The proposed methods were applied to both simulated and clinical datasets in followup and multi-tracer context. Their performances were compared to the use of fixed and adaptive thresholding and the Fuzzy-C-mean algorithm applied separately to the fused scans. Working with simulated data allows an accurate assessment of the fusion obtained for each approach. On simulated datasets, the fixed and adaptive thresholdsand the FCM algorithm applied independently on both images led to higher errors than the ASEM approach.
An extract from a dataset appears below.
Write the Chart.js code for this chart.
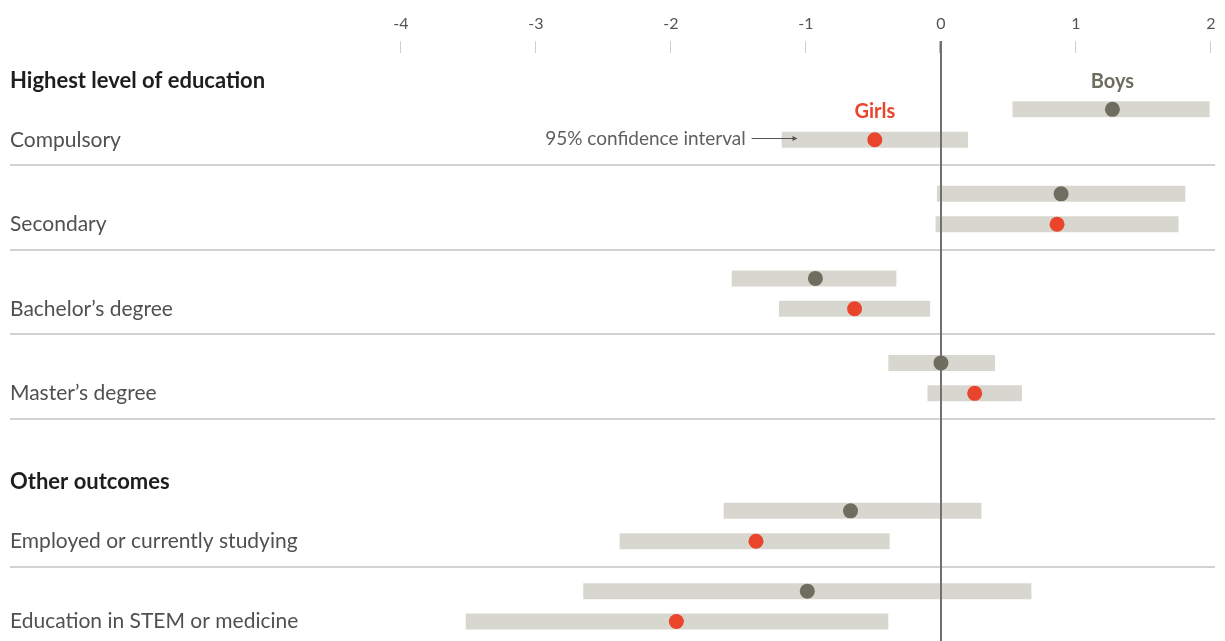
<!DOCTYPE html>
<html>
<head>
<meta charset="utf-8">
<script src="https://cdn.jsdelivr.net/npm/chart.js@4"></script>
<style>
  html, body { margin: 0; padding: 0; background: #fff; overflow: hidden; }
  canvas { display: block; }
</style>
</head>
<body>
<canvas id="chart" width="1225" height="641"></canvas>
<script>
// Data
const categories = ['Compulsory', 'Secondary', 'Bachelor\u2019s degree', 'Master\u2019s degree',
  'Employed or currently studying', 'Education in STEM or medicine'];
const sections = ['Highest level of education', null, null, null, 'Other outcomes', null];

const boysMid  = [1.27, 0.89, -0.93, 0.00, -0.67, -0.99];
const boysLow  = [0.53, -0.03, -1.55, -0.39, -1.61, -2.65];
const boysHigh = [1.99, 1.81, -0.33, 0.40, 0.30, 0.67];

const girlsMid  = [-0.49, 0.86, -0.64, 0.25, -1.37, -1.96];
const girlsLow  = [-1.18, -0.04, -1.20, -0.10, -2.38, -3.52];
const girlsHigh = [0.20, 1.76, -0.08, 0.60, -0.38, -0.39];

const xTicks = [-4, -3, -2, -1, 0, 1, 2];

// Layout: row slot for each category (extra gap before the second section)
const slots = [0, 1, 2, 3, 4.75, 5.7];
const pairOffset = 0.18;

const FONT = 'Lato, "Open Sans", sans-serif';
const BAR = '#d8d7cf';
const BOYS = '#6e6d60';
const GIRLS = '#e8452c';

const boyPos = slots.map(s => s - pairOffset);
const girlPos = slots.map(s => s + pairOffset);

const annotations = {
  id: 'annotations',
  afterDatasetDraw(chart, args) {
    if (args.meta.type !== 'bar') return;
    // zero line over the bars, under the dots
    const { ctx, chartArea, scales: { x } } = chart;
    const x0 = Math.round(x.getPixelForValue(0));
    ctx.save();
    ctx.strokeStyle = '#707070';
    ctx.lineWidth = 2;
    ctx.beginPath();
    ctx.moveTo(x0, chartArea.top - 12);
    ctx.lineTo(x0, chartArea.bottom);
    ctx.stroke();
    ctx.restore();
  },
  beforeDatasetsDraw(chart) {
    const { ctx, scales: { y } } = chart;
    ctx.save();
    ctx.strokeStyle = '#d2d2d2';
    ctx.lineWidth = 2;
    slots.forEach((s, i) => {
      if (i === slots.length - 1) return;
      const py = Math.round(y.getPixelForValue(s + 0.48));
      ctx.beginPath();
      ctx.moveTo(10, py);
      ctx.lineTo(1215, py);
      ctx.stroke();
    });
    ctx.restore();
  },
  afterDraw(chart) {
    const { ctx, scales: { x, y } } = chart;
    ctx.save();
    ctx.textBaseline = 'middle';
    ctx.textAlign = 'left';

    // section headers and row labels
    slots.forEach((s, i) => {
      if (sections[i]) {
        ctx.font = 'bold 22px ' + FONT;
        ctx.fillStyle = '#1e1e1e';
        ctx.fillText(sections[i], 10, y.getPixelForValue(s - 0.52));
      }
      ctx.font = '21px ' + FONT;
      ctx.fillStyle = '#505050';
      ctx.fillText(categories[i], 10, y.getPixelForValue(girlPos[i]));
    });

    // series labels
    ctx.textAlign = 'center';
    ctx.font = 'bold 20px ' + FONT;
    ctx.fillStyle = GIRLS;
    ctx.fillText('Girls', x.getPixelForValue(girlsMid[0]), y.getPixelForValue(girlPos[0] - 0.33));
    ctx.fillStyle = BOYS;
    ctx.fillText('Boys', x.getPixelForValue(boysMid[0]), y.getPixelForValue(boyPos[0] - 0.33));

    // confidence interval pointer
    const ly = Math.round(y.getPixelForValue(girlPos[0])) - 1.5;
    const tip = x.getPixelForValue(girlsLow[0] + 0.11);
    const start = x.getPixelForValue(girlsLow[0]) - 30;
    ctx.textAlign = 'right';
    ctx.font = '19px ' + FONT;
    ctx.fillStyle = '#606060';
    ctx.fillText('95% confidence interval', start - 6, ly);
    ctx.strokeStyle = '#555';
    ctx.lineWidth = 1.2;
    ctx.beginPath();
    ctx.moveTo(start, ly);
    ctx.lineTo(tip, ly);
    ctx.stroke();
    ctx.fillStyle = '#555';
    ctx.beginPath();
    ctx.moveTo(tip + 1, ly);
    ctx.lineTo(tip - 4, ly - 2.5);
    ctx.lineTo(tip - 4, ly + 2.5);
    ctx.closePath();
    ctx.fill();
    ctx.restore();
  }
};

new Chart(document.getElementById('chart'), {
  type: 'scatter',
  data: {
    datasets: [
      {
        type: 'bar',
        label: 'Boys interval',
        indexAxis: 'y',
        data: boysLow.map((lo, i) => ({ x: [lo, boysHigh[i]], y: boyPos[i] })),
        backgroundColor: BAR,
        grouped: false,
        maxBarThickness: 16,
        order: 2
      },
      {
        type: 'bar',
        label: 'Girls interval',
        indexAxis: 'y',
        data: girlsLow.map((lo, i) => ({ x: [lo, girlsHigh[i]], y: girlPos[i] })),
        backgroundColor: BAR,
        grouped: false,
        maxBarThickness: 16,
        order: 2
      },
      {
        label: 'Boys',
        data: boysMid.map((v, i) => ({ x: v, y: boyPos[i] })),
        backgroundColor: BOYS,
        borderWidth: 0,
        pointRadius: 7.5,
        order: 1
      },
      {
        label: 'Girls',
        data: girlsMid.map((v, i) => ({ x: v, y: girlPos[i] })),
        backgroundColor: GIRLS,
        borderWidth: 0,
        pointRadius: 7.5,
        order: 1
      }
    ]
  },
  options: {
    responsive: false,
    animation: false,
    layout: { autoPadding: false, padding: { top: 6, left: 0, right: 0, bottom: 0 } },
    plugins: { legend: { display: false }, tooltip: { enabled: false } },
    scales: {
      x: {
        type: 'linear',
        position: 'top',
        offset: false,
        min: -6.97,
        max: 2.104,
        afterBuildTicks: (scale) => { scale.ticks = xTicks.map(v => ({ value: v })); },
        ticks: {
          color: '#555',
          font: { family: FONT, size: 16 },
          padding: 8,
          autoSkip: false,
          maxRotation: 0
        },
        grid: {
          drawOnChartArea: false,
          tickLength: 12,
          tickColor: (c) => c.tick && c.tick.value === 0 ? '#707070' : '#cfcfcf',
          tickWidth: (c) => c.tick && c.tick.value === 0 ? 2 : 1
        },
        border: { display: false }
      },
      y: {
        type: 'linear',
        display: false,
        offset: false,
        reverse: true,
        min: -0.844,
        max: 6.11
      }
    }
  },
  plugins: [annotations]
});
</script>
</body>
</html>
If the change detection method is associated to contrasted results on simulated follow-up data, the multi-tracer fusion approach doesn’t seem to be adapted to define a biological tumour volume regarding different tumour features.
Applied to nine clinical follow-up cases, the fixed threshold and the FCM segmentation failed to provide coherent quantitative measurements regarding the partial responses considered. Applied separately by two clinicians,the adaptive threshold doesn’t seem to be robust to noise and tracer uptake heterogeneity leading to significant variability in the quantitative measurements. If the change detection method looks efficient to characterize a therapeutic response for seven patients, this approach failed for two patients responding partially to their treatment. The ASEM method is the one for which the variations of the measured quantitatives parameter are in line with the therapeutic response. This results are confirmed by the multi-tracer clinical cases. For the four considered patients, the threshold methods and the FCM segmentation were less robust to noise and the tumour contrast. The qualitative and quantitative analysis associated to the ASEM fusion emphasize the robustness of this approach. To conclude with this thesis, further development associated to the proposed methods will be described. A three follow-up scans fusion performed by the ASEM method will be present in order to illustrate its ability to identify the tumour changes occurring at different stages of the treatment. Regarding the multi-tracer fusion approach, a new model allowing the merging of FDG and FMISO scan will be present. With this new model, a dose map can be generated and applied in adaptive radiotherapy. Finally, concerning the change detection method, we will present a way to integrate to the current process, a measure of texture parameters by analyzing tumour heterogeneity.